When asked about the hardships of single motherhood, Jasmine said “Of course it was definitely hard. But I was determined to make things work for the future of my kids. I worked hard to provide for my family and we never were without anything.”

In this case, Jasmine re wrote her circumstances and went against the norm to move on to a more independent life with herself and her kids, especially at a time where it was not socially acceptable to do so. However, not every woman is that lucky. Many women in these situations tend to become desperate, and decide not to leave as they believe it is too hard and fear what lies before them as single mothers. This is why being a single mother has become a sort of taboo topic within the community, women barely tend to leave, so most people are in awe of those who do. Some common experiences single women tend to go through when deciding to be on their own are anxiety and worry about if they will be able to make it work, wondering if they will be able to provide financially, and how the overall situation will affect their children. All this along with dealing with the husband and the added family that comes along with him, depending on the type of people you are dealing with. These women deal with their close-knit community talking about her business, the spreading of rumors and unnecessary drama in many cases. Many times the females related to the husband (i.e. mother, sisters) behave the most heinously toward the wife, which also raises the baffling question: why have women lost compassion and sympathy for one another? Women need to be helping one another and raising each other up, rather than cutting each other down which is a lot of what we are seeing today.

However, with all this being said, it does not go to downgrade the plights that single fathers experience as well. But, I will go as far as saying they just may have it easier. Since they usually are the bread winners of their families they already have established jobs or even careers, and have connections that can help them out when it comes to the logistics of single life.
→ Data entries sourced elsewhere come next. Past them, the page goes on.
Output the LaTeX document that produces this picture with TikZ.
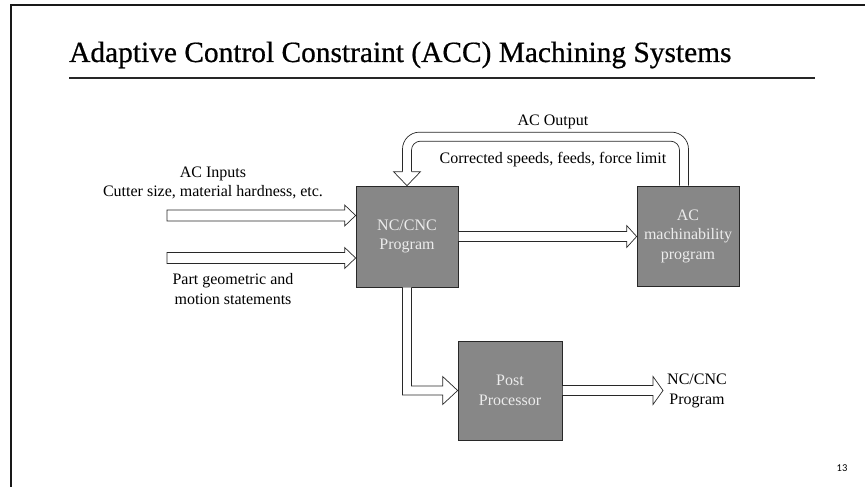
\documentclass[tikz,border=0pt]{standalone}
\usepackage{fontspec}
\setmainfont{Liberation Serif}
\newfontfamily\titlefont[FakeBold=0.6]{Liberation Serif}
\newfontfamily\numfont{Carlito}
\usetikzlibrary{calc}
\definecolor{boxgray}{RGB}{135,135,135}
\definecolor{boxtext}{RGB}{236,236,236}
\definecolor{lineblk}{RGB}{40,40,40}
\newcommand\harr[5]{%
  \draw[arr] ($#1+(0,-#3)$) -- ($#2+(-#5,-#3)$) -- ($#2+(-#5,-#4)$) -- #2
    -- ($#2+(-#5,#4)$) -- ($#2+(-#5,#3)$) -- ($#1+(0,#3)$) -- cycle;}
\begin{document}
\begin{tikzpicture}[x=1pt,y=-1pt,
  blk/.style={draw=lineblk, line width=0.7pt, fill=boxgray, text=boxtext,
    minimum width=#1, align=center, inner sep=0pt,
    font=\fontsize{16}{19.5}\selectfont},
  blk/.default=102pt,
  lbl/.style={align=center, inner sep=0pt, font=\fontsize{16}{19.5}\selectfont},
  arr/.style={draw=lineblk, line width=0.7pt, fill=white},
  arrline/.style={draw=lineblk, line width=0.7pt}]
\useasboundingbox (0,0) rectangle (865,487);
% frame
\draw[line width=2pt, color=black!90] (866,5) -- (11,5) -- (11,488);
% title
\node[anchor=base west, inner sep=0pt, font=\titlefont\fontsize{29.4}{32}\selectfont] (title) at (69,62)
  {Adaptive Control Constraint (ACC) Machining Systems};
\draw[line width=1.5pt, color=black!85] (69,78) coordinate (r1) -- (815,78) coordinate (r2);
% boxes
\node[blk, minimum height=101pt] (nc) at (407,236.5) {NC/CNC\\Program};
\node[blk, minimum height=100pt] (acm) at (688,236) {AC\\machinability\\program};
\node[blk=104pt, minimum height=99pt] (post) at (510,390.5) {Post\\Processor};
% labels
\node[lbl] (inlbl) at (213,183) {AC Inputs\\Cutter size, material hardness, etc.};
\node[lbl] (partlbl) at (233,289) {Part geometric and\\motion statements};
\node[lbl] (acout) at (553,122) {AC Output};
\node[lbl] (corr) at (553,160) {Corrected speeds, feeds, force limit};
\node[lbl] (outlbl) at (697,391) {NC/CNC\\Program};
\node[anchor=center, inner sep=0pt, font=\numfont\fontsize{10.5}{12}\selectfont] (pg) at (842,468.5) {13};
% input arrows
\coordinate (in1) at (167,215.5);
\coordinate (in2) at (167,258);
\harr{(in1)}{(nc.west |- in1)}{5.5}{10.5}{11}
\harr{(in2)}{(nc.west |- in2)}{5.5}{10.5}{11}
% NC -> AC machinability
\harr{(nc.east)}{(acm.west |- nc.east)}{5}{11}{10}
% Post -> output
\coordinate (otip) at (663,390.5);
\harr{(post.east)}{(otip)}{5}{14}{10}
% NC -> Post (L-shaped)
\coordinate (k) at (nc.south |- post.west);
\draw[arr] ($(nc.south)+(-4.5,0)$) -- ($(k)+(-4.5,4.5)$) -- ($(post.west)+(-15,4.5)$)
  -- ($(post.west)+(-15,14)$) -- (post.west) -- ($(post.west)+(-15,-14)$)
  -- ($(post.west)+(-15,-4.5)$) -- ($(k)+(4.5,-4.5)$) -- ($(nc.south)+(4.5,0)$);
% feedback arrow
\coordinate (fbs) at ($(acm.north)+(-4,0)$);
\coordinate (fbA) at ($(fbs)+(0,-49)$);
\coordinate (fbB) at (nc.north |- fbA);
\draw[arrline, rounded corners=17pt] ($(fbs)+(4.5,0)$) -- ($(fbA)+(4.5,-4.5)$)
  -- ($(fbB)+(-4.5,-4.5)$) -- ($(nc.north)+(-4.5,-14)$);
\draw[arrline, rounded corners=9pt] ($(fbs)+(-4.5,0)$) -- ($(fbA)+(-4.5,4.5)$)
  -- ($(fbB)+(4.5,4.5)$) -- ($(nc.north)+(4.5,-14)$);
\draw[arrline] ($(nc.north)+(-4.5,-14)$) -- ($(nc.north)+(-13.5,-14)$) -- (nc.north)
  -- ($(nc.north)+(13.5,-14)$) -- ($(nc.north)+(4.5,-14)$);
\end{tikzpicture}
\end{document}
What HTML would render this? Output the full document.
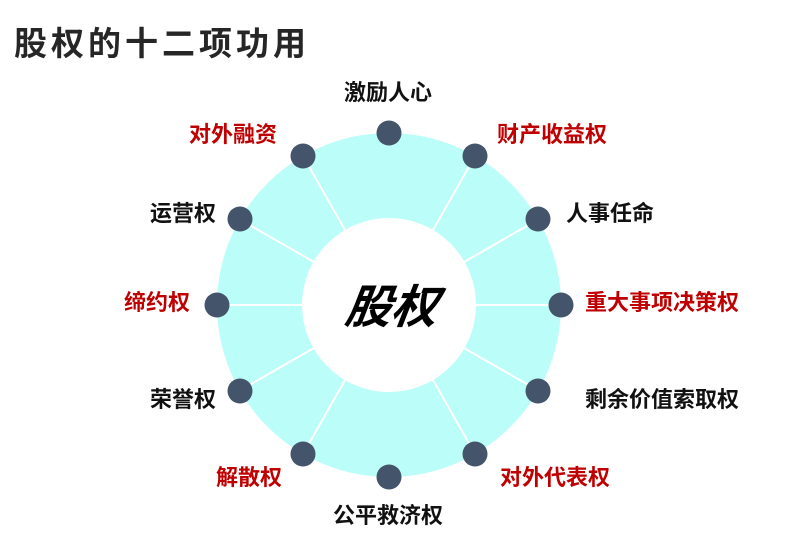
<!DOCTYPE html>
<html><head><meta charset="utf-8"><style>
body{margin:0;width:791px;height:551px;background:#fff;position:relative;overflow:hidden;font-family:"Liberation Sans","Noto Sans CJK SC",sans-serif;}
.t{position:absolute;left:14px;top:17px;font-size:33px;font-weight:bold;color:#262626;letter-spacing:4px;white-space:nowrap;}
.l{position:absolute;font-size:22px;font-weight:bold;white-space:nowrap;line-height:26px;margin-top:-13px;}
.c{transform:translateX(-50%)}
.r{color:#c00000}.k{color:#111}
</style></head><body>
<div class="t">股权的十二项功用</div>
<svg width="791" height="551" style="position:absolute;left:0;top:0">
<circle cx="389" cy="305" r="172" fill="#bbfdf8"/>
<circle cx="389" cy="305" r="87" fill="#fff"/>
<g stroke="#fff" stroke-width="2">
<line x1="216" y1="305" x2="302" y2="305"/><line x1="476" y1="305" x2="562" y2="305"/>
<line x1="239" y1="219" x2="314" y2="262"/><line x1="539" y1="219" x2="464" y2="262"/>
<line x1="239" y1="391" x2="314" y2="348"/><line x1="539" y1="391" x2="464" y2="348"/>
<line x1="303" y1="156" x2="345" y2="230"/><line x1="475" y1="156" x2="433" y2="230"/>
<line x1="303" y1="454" x2="345" y2="380"/><line x1="475" y1="454" x2="433" y2="380"/>
</g>
<g fill="#44546a">
<circle cx="389" cy="133" r="12.5"/><circle cx="475" cy="156" r="12.5"/><circle cx="538" cy="219" r="12.5"/>
<circle cx="561" cy="305" r="12.5"/><circle cx="538" cy="391" r="12.5"/><circle cx="475" cy="454" r="12.5"/>
<circle cx="389" cy="477" r="12.5"/><circle cx="303" cy="454" r="12.5"/><circle cx="240" cy="391" r="12.5"/>
<circle cx="217" cy="305" r="12.5"/><circle cx="240" cy="219" r="12.5"/><circle cx="303" cy="156" r="12.5"/>
</g>
<text x="392" y="323" text-anchor="middle" font-size="46" font-weight="bold" font-style="italic" font-family="Liberation Sans,Noto Sans CJK SC,sans-serif" transform="skewX(-8) translate(43,0)">股权</text>
</svg>
<div class="l k c" style="left:388px;top:93px">激励人心</div>
<div class="l r" style="left:497px;top:135px">财产收益权</div>
<div class="l k" style="left:566px;top:214px">人事任命</div>
<div class="l r" style="left:585px;top:303px">重大事项决策权</div>
<div class="l k" style="left:585px;top:400px">剩余价值索取权</div>
<div class="l r" style="left:500px;top:478px">对外代表权</div>
<div class="l k c" style="left:388px;top:516px">公平救济权</div>
<div class="l r" style="right:509px;top:478px">解散权</div>
<div class="l k" style="right:575px;top:400px">荣誉权</div>
<div class="l r" style="right:601px;top:303px">缔约权</div>
<div class="l k" style="right:575px;top:214px">运营权</div>
<div class="l r" style="right:514px;top:135px">对外融资</div>
</body></html>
But, when it comes to the emotional side, such as dealing with the feelings and the children, the toil is just as painful as any woman’s. The fact of the matter is that single women and men are brave people, and are trying to make positive changes in their lives and in the lives of their children. Instead of looking down on the woman who left an abusive situation to better herself, she needs to be seen as the strong and powerful female she is, and be regarded as such by her own community.